What you have to do>
Give an exact copy of every line, leaving images out.

Given information>

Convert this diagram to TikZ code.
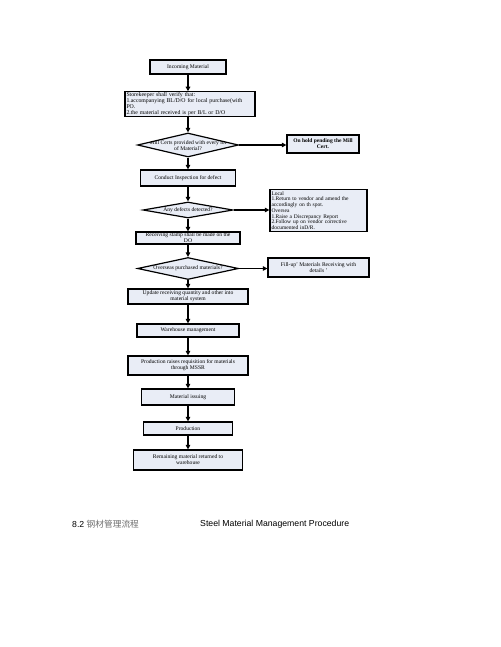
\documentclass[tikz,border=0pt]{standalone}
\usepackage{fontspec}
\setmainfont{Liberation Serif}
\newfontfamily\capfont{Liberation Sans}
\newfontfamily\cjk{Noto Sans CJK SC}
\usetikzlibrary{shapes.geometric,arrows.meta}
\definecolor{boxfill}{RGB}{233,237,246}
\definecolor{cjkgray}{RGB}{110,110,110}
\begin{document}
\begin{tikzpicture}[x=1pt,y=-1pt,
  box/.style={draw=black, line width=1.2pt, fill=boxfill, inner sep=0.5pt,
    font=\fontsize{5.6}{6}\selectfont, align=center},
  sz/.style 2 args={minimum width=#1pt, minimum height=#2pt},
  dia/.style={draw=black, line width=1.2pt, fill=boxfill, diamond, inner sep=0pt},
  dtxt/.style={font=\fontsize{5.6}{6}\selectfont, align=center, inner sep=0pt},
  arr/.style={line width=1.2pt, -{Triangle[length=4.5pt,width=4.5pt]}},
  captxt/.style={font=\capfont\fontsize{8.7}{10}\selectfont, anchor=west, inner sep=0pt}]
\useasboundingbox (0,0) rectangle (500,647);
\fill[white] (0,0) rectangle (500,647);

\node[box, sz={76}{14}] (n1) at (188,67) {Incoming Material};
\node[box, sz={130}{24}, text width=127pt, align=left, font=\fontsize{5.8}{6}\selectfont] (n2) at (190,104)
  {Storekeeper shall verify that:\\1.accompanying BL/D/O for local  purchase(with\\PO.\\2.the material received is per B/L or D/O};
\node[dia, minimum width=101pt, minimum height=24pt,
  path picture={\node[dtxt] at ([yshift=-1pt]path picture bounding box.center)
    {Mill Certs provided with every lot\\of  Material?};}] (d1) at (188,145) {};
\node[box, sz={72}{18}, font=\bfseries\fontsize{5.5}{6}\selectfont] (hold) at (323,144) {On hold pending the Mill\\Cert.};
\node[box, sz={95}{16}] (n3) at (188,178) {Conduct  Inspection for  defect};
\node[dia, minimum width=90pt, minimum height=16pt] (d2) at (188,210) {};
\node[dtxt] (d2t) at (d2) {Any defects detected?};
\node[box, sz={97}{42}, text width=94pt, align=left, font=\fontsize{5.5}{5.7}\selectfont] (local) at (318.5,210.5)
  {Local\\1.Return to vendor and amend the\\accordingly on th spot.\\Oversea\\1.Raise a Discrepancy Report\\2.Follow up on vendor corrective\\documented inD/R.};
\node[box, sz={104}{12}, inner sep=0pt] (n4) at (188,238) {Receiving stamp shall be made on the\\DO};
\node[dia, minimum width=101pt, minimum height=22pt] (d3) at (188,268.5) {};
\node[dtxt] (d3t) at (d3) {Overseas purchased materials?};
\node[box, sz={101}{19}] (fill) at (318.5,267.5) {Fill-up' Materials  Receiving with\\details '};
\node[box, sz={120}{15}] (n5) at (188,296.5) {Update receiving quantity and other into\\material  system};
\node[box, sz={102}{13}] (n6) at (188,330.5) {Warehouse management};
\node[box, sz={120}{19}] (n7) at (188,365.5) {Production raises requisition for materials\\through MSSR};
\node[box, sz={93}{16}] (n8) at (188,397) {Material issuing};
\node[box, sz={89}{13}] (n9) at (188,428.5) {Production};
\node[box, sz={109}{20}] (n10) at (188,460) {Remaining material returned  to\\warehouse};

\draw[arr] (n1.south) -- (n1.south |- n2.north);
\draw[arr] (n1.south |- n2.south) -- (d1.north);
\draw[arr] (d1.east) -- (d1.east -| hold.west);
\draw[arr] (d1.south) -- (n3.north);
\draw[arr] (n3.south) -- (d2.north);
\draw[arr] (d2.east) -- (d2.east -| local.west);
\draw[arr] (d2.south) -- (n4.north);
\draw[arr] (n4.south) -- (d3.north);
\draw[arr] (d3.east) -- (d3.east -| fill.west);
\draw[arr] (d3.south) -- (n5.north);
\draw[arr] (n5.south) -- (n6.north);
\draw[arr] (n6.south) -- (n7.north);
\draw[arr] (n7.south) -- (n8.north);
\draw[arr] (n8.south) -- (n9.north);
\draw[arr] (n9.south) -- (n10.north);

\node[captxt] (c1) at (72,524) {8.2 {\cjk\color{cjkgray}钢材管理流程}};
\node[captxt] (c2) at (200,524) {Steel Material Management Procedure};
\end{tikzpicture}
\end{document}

Finished answer>
Convert this diagram to TikZ code.
\documentclass[tikz,border=0pt]{standalone}
\usepackage{fontspec}
\setmainfont{Liberation Serif}
\newfontfamily\capfont{Liberation Sans}
\newfontfamily\cjk{Noto Sans CJK SC}
\usetikzlibrary{shapes.geometric,arrows.meta}
\definecolor{boxfill}{RGB}{233,237,246}
\definecolor{cjkgray}{RGB}{110,110,110}
\begin{document}
\begin{tikzpicture}[x=1pt,y=-1pt,
  box/.style={draw=black, line width=1.2pt, fill=boxfill, inner sep=0.5pt,
    font=\fontsize{5.6}{6}\selectfont, align=center},
  sz/.style 2 args={minimum width=#1pt, minimum height=#2pt},
  dia/.style={draw=black, line width=1.2pt, fill=boxfill, diamond, inner sep=0pt},
  dtxt/.style={font=\fontsize{5.6}{6}\selectfont, align=center, inner sep=0pt},
  arr/.style={line width=1.2pt, -{Triangle[length=4.5pt,width=4.5pt]}},
  captxt/.style={font=\capfont\fontsize{8.7}{10}\selectfont, anchor=west, inner sep=0pt}]
\useasboundingbox (0,0) rectangle (500,647);
\fill[white] (0,0) rectangle (500,647);

\node[box, sz={76}{14}] (n1) at (188,67) {Incoming Material};
\node[box, sz={130}{24}, text width=127pt, align=left, font=\fontsize{5.8}{6}\selectfont] (n2) at (190,104)
  {Storekeeper shall verify that:\\1.accompanying BL/D/O for local  purchase(with\\PO.\\2.the material received is per B/L or D/O};
\node[dia, minimum width=101pt, minimum height=24pt,
  path picture={\node[dtxt] at ([yshift=-1pt]path picture bounding box.center)
    {Mill Certs provided with every lot\\of  Material?};}] (d1) at (188,145) {};
\node[box, sz={72}{18}, font=\bfseries\fontsize{5.5}{6}\selectfont] (hold) at (323,144) {On hold pending the Mill\\Cert.};
\node[box, sz={95}{16}] (n3) at (188,178) {Conduct  Inspection for  defect};
\node[dia, minimum width=90pt, minimum height=16pt] (d2) at (188,210) {};
\node[dtxt] (d2t) at (d2) {Any defects detected?};
\node[box, sz={97}{42}, text width=94pt, align=left, font=\fontsize{5.5}{5.7}\selectfont] (local) at (318.5,210.5)
  {Local\\1.Return to vendor and amend the\\accordingly on th spot.\\Oversea\\1.Raise a Discrepancy Report\\2.Follow up on vendor corrective\\documented inD/R.};
\node[box, sz={104}{12}, inner sep=0pt] (n4) at (188,238) {Receiving stamp shall be made on the\\DO};
\node[dia, minimum width=101pt, minimum height=22pt] (d3) at (188,268.5) {};
\node[dtxt] (d3t) at (d3) {Overseas purchased materials?};
\node[box, sz={101}{19}] (fill) at (318.5,267.5) {Fill-up' Materials  Receiving with\\details '};
\node[box, sz={120}{15}] (n5) at (188,296.5) {Update receiving quantity and other into\\material  system};
\node[box, sz={102}{13}] (n6) at (188,330.5) {Warehouse management};
\node[box, sz={120}{19}] (n7) at (188,365.5) {Production raises requisition for materials\\through MSSR};
\node[box, sz={93}{16}] (n8) at (188,397) {Material issuing};
\node[box, sz={89}{13}] (n9) at (188,428.5) {Production};
\node[box, sz={109}{20}] (n10) at (188,460) {Remaining material returned  to\\warehouse};

\draw[arr] (n1.south) -- (n1.south |- n2.north);
\draw[arr] (n1.south |- n2.south) -- (d1.north);
\draw[arr] (d1.east) -- (d1.east -| hold.west);
\draw[arr] (d1.south) -- (n3.north);
\draw[arr] (n3.south) -- (d2.north);
\draw[arr] (d2.east) -- (d2.east -| local.west);
\draw[arr] (d2.south) -- (n4.north);
\draw[arr] (n4.south) -- (d3.north);
\draw[arr] (d3.east) -- (d3.east -| fill.west);
\draw[arr] (d3.south) -- (n5.north);
\draw[arr] (n5.south) -- (n6.north);
\draw[arr] (n6.south) -- (n7.north);
\draw[arr] (n7.south) -- (n8.north);
\draw[arr] (n8.south) -- (n9.north);
\draw[arr] (n9.south) -- (n10.north);

\node[captxt] (c1) at (72,524) {8.2 {\cjk\color{cjkgray}钢材管理流程}};
\node[captxt] (c2) at (200,524) {Steel Material Management Procedure};
\end{tikzpicture}
\end{document}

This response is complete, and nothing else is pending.